The opinions and ideas expressed in this article are the author’s own. StorageFront.com claims no responsibility for the views presented in the following piece.
There are many factors to consider when choosing the perfect storage unit. Some are straightforward, like deciding how much stuff you’re going to store and what size you’ll need. If what you’re storing is sensitive to heat or moisture, you may need to look into climate control. If you need to access your unit at a moment’s notice, 24-hour access might be at the top of your list.
If you want a unit that is easy to get to, you’re probably looking at a unit with drive-up access. By design, units with drive-up access are on the ground floor. You won’t have to worry about hauling your belongings through winding hallways and upstairs.
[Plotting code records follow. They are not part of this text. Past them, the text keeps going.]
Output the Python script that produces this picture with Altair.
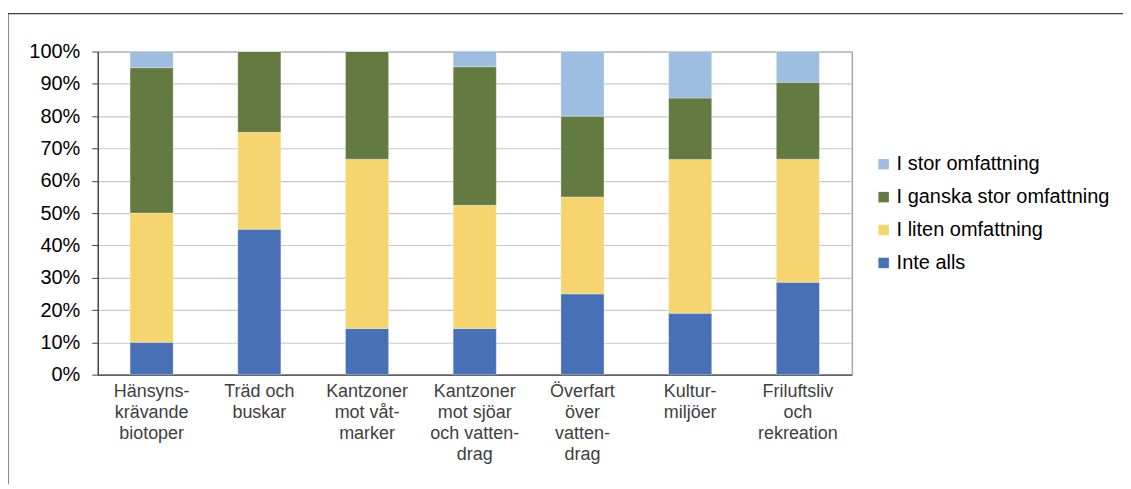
import altair as alt
import pandas as pd

categories = [
    "Hänsyns-|krävande|biotoper",
    "Träd och|buskar",
    "Kantzoner|mot våt-|marker",
    "Kantzoner|mot sjöar|och vatten-|drag",
    "Överfart|över|vatten-|drag",
    "Kultur-|miljöer",
    "Friluftsliv|och|rekreation",
]
series = ["Inte alls", "I liten omfattning", "I ganska stor omfattning", "I stor omfattning"]
inte_alls = [10.0, 45.0, 14.3, 14.3, 25.0, 19.0, 28.6]
liten = [40.0, 30.0, 52.4, 38.1, 30.0, 47.6, 38.1]
ganska_stor = [45.0, 25.0, 33.3, 42.9, 25.0, 19.0, 23.8]
stor = [5.0, 0.0, 0.0, 4.8, 20.0, 14.3, 9.5]
colors = ["#4770B6", "#F6D46E", "#637B40", "#9DBEE0"]

rows = []
for si, (name, vals) in enumerate(zip(series, [inte_alls, liten, ganska_stor, stor])):
    for c, v in zip(categories, vals):
        rows.append({"kategori": c, "serie": name, "andel": v / 100.0, "ordning": si})
df = pd.DataFrame(rows)

legend_order = list(reversed(series))
color_order = list(reversed(colors))

bars = alt.Chart(df).mark_bar(stroke="#ffffff", strokeWidth=0.6, strokeOpacity=0.5).encode(
    x=alt.X("kategori:N", sort=categories, title=None,
            scale=alt.Scale(paddingInner=0.6, paddingOuter=0.3),
            axis=alt.Axis(labelExpr="split(datum.label, '|')", labelAngle=0,
                          labelFont="Liberation Sans", labelFontSize=18,
                          labelColor="#404040", labelLineHeight=21,
                          labelPadding=8, ticks=False, domainColor="#404040",
                          domainWidth=1.3, grid=False, labelBaseline="top")),
    y=alt.Y("andel:Q", stack="zero", title=None,
            scale=alt.Scale(domain=[0, 1], nice=False),
            axis=alt.Axis(format=".0%", values=[i / 10 for i in range(11)],
                          labelFont="Liberation Sans", labelFontSize=20,
                          labelColor="#000000", tickSize=6, tickColor="#404040",
                          labelPadding=12, domainColor="#404040", domainWidth=1.3,
                          gridColor="#c8c8c8", gridWidth=1.2)),
    color=alt.Color("serie:N", title=None,
                    scale=alt.Scale(domain=legend_order, range=color_order),
                    legend=alt.Legend(orient="none", legendX=778, legendY=103,
                                      symbolType="square", symbolSize=110,
                                      symbolStrokeWidth=0, labelFont="Liberation Sans",
                                      labelFontSize=20, labelColor="#000000",
                                      labelOffset=3, rowPadding=13, padding=0,
                                      labelLimit=400)),
    order=alt.Order("ordning:Q", sort="ascending"),
)

frame_df = pd.DataFrame({"a": [0]})
top_line = alt.Chart(frame_df).mark_rule(color="#404040", strokeWidth=1.2).encode(
    x=alt.value(-90), x2=alt.value(1028), y=alt.value(-38))
left_line = alt.Chart(frame_df).mark_rule(color="#404040", strokeWidth=1.2).encode(
    x=alt.value(-90), y=alt.value(-38), y2=alt.value(434))

chart = alt.layer(bars, top_line, left_line).properties(
    width=756, height=324,
    padding={"left": 90, "top": 43, "right": 272, "bottom": 110},
    autosize=alt.AutoSizeParams(type="none"),
).configure_view(stroke="#808080", strokeWidth=1)

chart.save("out.html", embed_options={"renderer": "svg", "actions": False})
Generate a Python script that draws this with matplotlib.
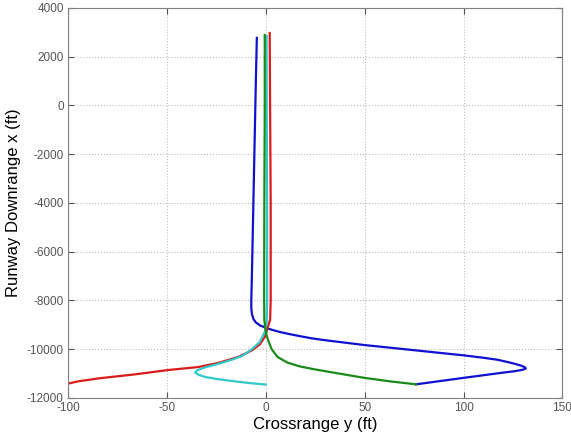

At first glance, drive-up units seem like a no-brainer. But wait! Below are five reasons drive-up access might not be what you are looking for.
One of the things that makes drive-up units great is how easy they are to access. But is that access really worth it? Think you’re going to access your unit multiple times a week? Think again. You won’t. Unless you’re using your storage unit as a place to keep inventory for your business, equipment for a club that meets regularly or something similar, you probably don’t have a reason to go to the facility. And if you are using it for such purposes you probably want an indoor unit for heighten security and better protection from weather (see below).
Drive-up access requires units to have at least one side facing outdoors. Combine that with roll up door technology and you’ve got a recipe that does not equal climate control. If you’re storing items that are sensitive to heat, cold or moisture, drive up access probably isn’t in the cards for you.
The vast majority of drive-up units use roll up doors. As part of their design, roll up doors have an opening at the top that allows the door to be hidden when the unit is open. When closed this space is large enough to allow a variety of small objects to enter. Depending on the age and upkeep of your chosen facility, these doors may be even loosert due to wear and tear. In dry climates outdoor units have a higher chance of letting dust and dirt into your unit. In wetter climates it increases the chances that you might get mold. Just another reason an indoor unit, even non-climate controlled, could be a better solution for you.
Remember that easy access we were talking about earlier? That’s prime real estate in the mind of the self-storage consumer and you’re going to end up paying about 15-20% more than you would for the same unit size upstairs. Over time that premium adds up. It’s your job to decide if a couple slightly inconvenient trips to the self-storage facility(because, face it, you aren’t coming back as much as you think) are worth hundreds or even thousands of dollars.